Directive:
Will you output all of the data below exactly, omitting the images?

Data section:
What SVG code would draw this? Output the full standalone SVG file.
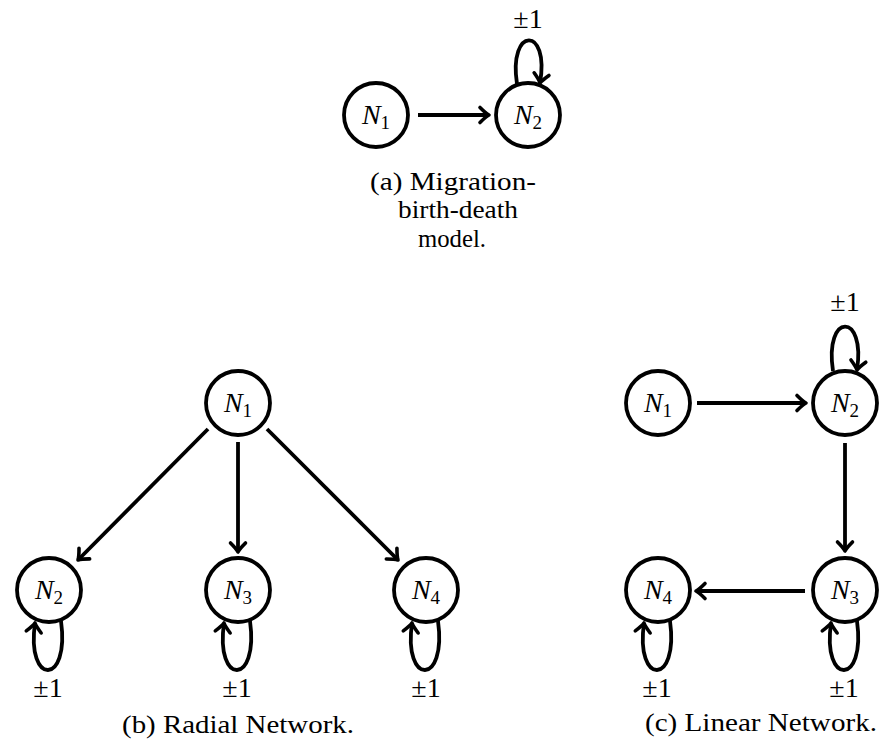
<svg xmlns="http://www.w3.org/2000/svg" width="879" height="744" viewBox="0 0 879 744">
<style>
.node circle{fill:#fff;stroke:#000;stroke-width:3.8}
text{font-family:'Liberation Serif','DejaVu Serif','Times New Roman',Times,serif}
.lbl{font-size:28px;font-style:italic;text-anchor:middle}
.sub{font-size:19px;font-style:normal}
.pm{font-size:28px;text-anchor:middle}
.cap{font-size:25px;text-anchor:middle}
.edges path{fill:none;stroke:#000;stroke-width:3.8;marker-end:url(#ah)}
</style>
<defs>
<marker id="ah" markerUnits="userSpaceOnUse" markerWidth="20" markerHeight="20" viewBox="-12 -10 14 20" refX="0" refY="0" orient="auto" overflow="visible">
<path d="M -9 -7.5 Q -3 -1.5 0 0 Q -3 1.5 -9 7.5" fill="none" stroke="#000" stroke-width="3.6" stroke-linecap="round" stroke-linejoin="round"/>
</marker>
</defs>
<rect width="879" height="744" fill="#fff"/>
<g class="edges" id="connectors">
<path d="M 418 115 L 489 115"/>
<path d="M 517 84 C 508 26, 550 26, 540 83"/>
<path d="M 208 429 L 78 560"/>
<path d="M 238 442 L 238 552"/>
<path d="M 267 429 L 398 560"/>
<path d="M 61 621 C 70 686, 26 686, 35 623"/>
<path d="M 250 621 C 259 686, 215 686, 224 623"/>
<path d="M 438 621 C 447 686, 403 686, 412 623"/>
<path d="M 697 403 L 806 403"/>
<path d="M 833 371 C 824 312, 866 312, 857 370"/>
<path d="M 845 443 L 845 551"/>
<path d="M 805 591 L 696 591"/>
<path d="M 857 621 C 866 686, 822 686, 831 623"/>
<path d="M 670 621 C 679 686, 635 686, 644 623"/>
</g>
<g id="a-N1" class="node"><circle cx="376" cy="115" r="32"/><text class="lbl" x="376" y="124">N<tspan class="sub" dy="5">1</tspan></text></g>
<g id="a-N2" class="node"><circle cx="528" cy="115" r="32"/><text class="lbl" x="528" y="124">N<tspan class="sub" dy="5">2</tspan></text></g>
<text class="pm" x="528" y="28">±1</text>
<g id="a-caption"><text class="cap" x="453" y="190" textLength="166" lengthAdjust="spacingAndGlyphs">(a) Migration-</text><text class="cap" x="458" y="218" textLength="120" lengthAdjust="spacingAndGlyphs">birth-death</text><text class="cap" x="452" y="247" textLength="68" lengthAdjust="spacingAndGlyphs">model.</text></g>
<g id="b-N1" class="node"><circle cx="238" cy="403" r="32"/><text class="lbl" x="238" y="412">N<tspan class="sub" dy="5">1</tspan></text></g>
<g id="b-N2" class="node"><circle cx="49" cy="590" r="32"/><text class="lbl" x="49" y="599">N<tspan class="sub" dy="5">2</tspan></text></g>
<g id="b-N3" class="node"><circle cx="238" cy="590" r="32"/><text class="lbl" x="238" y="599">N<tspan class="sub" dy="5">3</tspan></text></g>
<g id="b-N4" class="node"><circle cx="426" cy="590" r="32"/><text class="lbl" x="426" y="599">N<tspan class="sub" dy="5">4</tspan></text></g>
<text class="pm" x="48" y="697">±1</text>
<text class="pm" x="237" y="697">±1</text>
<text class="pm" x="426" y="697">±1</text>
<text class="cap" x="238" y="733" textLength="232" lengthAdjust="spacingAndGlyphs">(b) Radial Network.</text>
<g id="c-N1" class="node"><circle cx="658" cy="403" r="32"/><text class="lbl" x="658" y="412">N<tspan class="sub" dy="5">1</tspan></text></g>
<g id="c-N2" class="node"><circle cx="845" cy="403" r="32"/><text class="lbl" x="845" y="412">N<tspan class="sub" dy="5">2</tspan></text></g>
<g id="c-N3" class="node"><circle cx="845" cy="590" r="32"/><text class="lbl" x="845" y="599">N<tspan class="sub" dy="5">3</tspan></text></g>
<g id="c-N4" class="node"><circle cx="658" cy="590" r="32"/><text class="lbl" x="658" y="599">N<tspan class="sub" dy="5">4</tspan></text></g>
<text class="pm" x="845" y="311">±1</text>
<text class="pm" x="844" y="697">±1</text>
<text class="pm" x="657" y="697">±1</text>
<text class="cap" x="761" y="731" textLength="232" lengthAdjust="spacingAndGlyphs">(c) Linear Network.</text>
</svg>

Finished answer:
What SVG code would draw this? Output the full standalone SVG file.
<svg xmlns="http://www.w3.org/2000/svg" width="879" height="744" viewBox="0 0 879 744">
<style>
.node circle{fill:#fff;stroke:#000;stroke-width:3.8}
text{font-family:'Liberation Serif','DejaVu Serif','Times New Roman',Times,serif}
.lbl{font-size:28px;font-style:italic;text-anchor:middle}
.sub{font-size:19px;font-style:normal}
.pm{font-size:28px;text-anchor:middle}
.cap{font-size:25px;text-anchor:middle}
.edges path{fill:none;stroke:#000;stroke-width:3.8;marker-end:url(#ah)}
</style>
<defs>
<marker id="ah" markerUnits="userSpaceOnUse" markerWidth="20" markerHeight="20" viewBox="-12 -10 14 20" refX="0" refY="0" orient="auto" overflow="visible">
<path d="M -9 -7.5 Q -3 -1.5 0 0 Q -3 1.5 -9 7.5" fill="none" stroke="#000" stroke-width="3.6" stroke-linecap="round" stroke-linejoin="round"/>
</marker>
</defs>
<rect width="879" height="744" fill="#fff"/>
<g class="edges" id="connectors">
<path d="M 418 115 L 489 115"/>
<path d="M 517 84 C 508 26, 550 26, 540 83"/>
<path d="M 208 429 L 78 560"/>
<path d="M 238 442 L 238 552"/>
<path d="M 267 429 L 398 560"/>
<path d="M 61 621 C 70 686, 26 686, 35 623"/>
<path d="M 250 621 C 259 686, 215 686, 224 623"/>
<path d="M 438 621 C 447 686, 403 686, 412 623"/>
<path d="M 697 403 L 806 403"/>
<path d="M 833 371 C 824 312, 866 312, 857 370"/>
<path d="M 845 443 L 845 551"/>
<path d="M 805 591 L 696 591"/>
<path d="M 857 621 C 866 686, 822 686, 831 623"/>
<path d="M 670 621 C 679 686, 635 686, 644 623"/>
</g>
<g id="a-N1" class="node"><circle cx="376" cy="115" r="32"/><text class="lbl" x="376" y="124">N<tspan class="sub" dy="5">1</tspan></text></g>
<g id="a-N2" class="node"><circle cx="528" cy="115" r="32"/><text class="lbl" x="528" y="124">N<tspan class="sub" dy="5">2</tspan></text></g>
<text class="pm" x="528" y="28">±1</text>
<g id="a-caption"><text class="cap" x="453" y="190" textLength="166" lengthAdjust="spacingAndGlyphs">(a) Migration-</text><text class="cap" x="458" y="218" textLength="120" lengthAdjust="spacingAndGlyphs">birth-death</text><text class="cap" x="452" y="247" textLength="68" lengthAdjust="spacingAndGlyphs">model.</text></g>
<g id="b-N1" class="node"><circle cx="238" cy="403" r="32"/><text class="lbl" x="238" y="412">N<tspan class="sub" dy="5">1</tspan></text></g>
<g id="b-N2" class="node"><circle cx="49" cy="590" r="32"/><text class="lbl" x="49" y="599">N<tspan class="sub" dy="5">2</tspan></text></g>
<g id="b-N3" class="node"><circle cx="238" cy="590" r="32"/><text class="lbl" x="238" y="599">N<tspan class="sub" dy="5">3</tspan></text></g>
<g id="b-N4" class="node"><circle cx="426" cy="590" r="32"/><text class="lbl" x="426" y="599">N<tspan class="sub" dy="5">4</tspan></text></g>
<text class="pm" x="48" y="697">±1</text>
<text class="pm" x="237" y="697">±1</text>
<text class="pm" x="426" y="697">±1</text>
<text class="cap" x="238" y="733" textLength="232" lengthAdjust="spacingAndGlyphs">(b) Radial Network.</text>
<g id="c-N1" class="node"><circle cx="658" cy="403" r="32"/><text class="lbl" x="658" y="412">N<tspan class="sub" dy="5">1</tspan></text></g>
<g id="c-N2" class="node"><circle cx="845" cy="403" r="32"/><text class="lbl" x="845" y="412">N<tspan class="sub" dy="5">2</tspan></text></g>
<g id="c-N3" class="node"><circle cx="845" cy="590" r="32"/><text class="lbl" x="845" y="599">N<tspan class="sub" dy="5">3</tspan></text></g>
<g id="c-N4" class="node"><circle cx="658" cy="590" r="32"/><text class="lbl" x="658" y="599">N<tspan class="sub" dy="5">4</tspan></text></g>
<text class="pm" x="845" y="311">±1</text>
<text class="pm" x="844" y="697">±1</text>
<text class="pm" x="657" y="697">±1</text>
<text class="cap" x="761" y="731" textLength="232" lengthAdjust="spacingAndGlyphs">(c) Linear Network.</text>
</svg>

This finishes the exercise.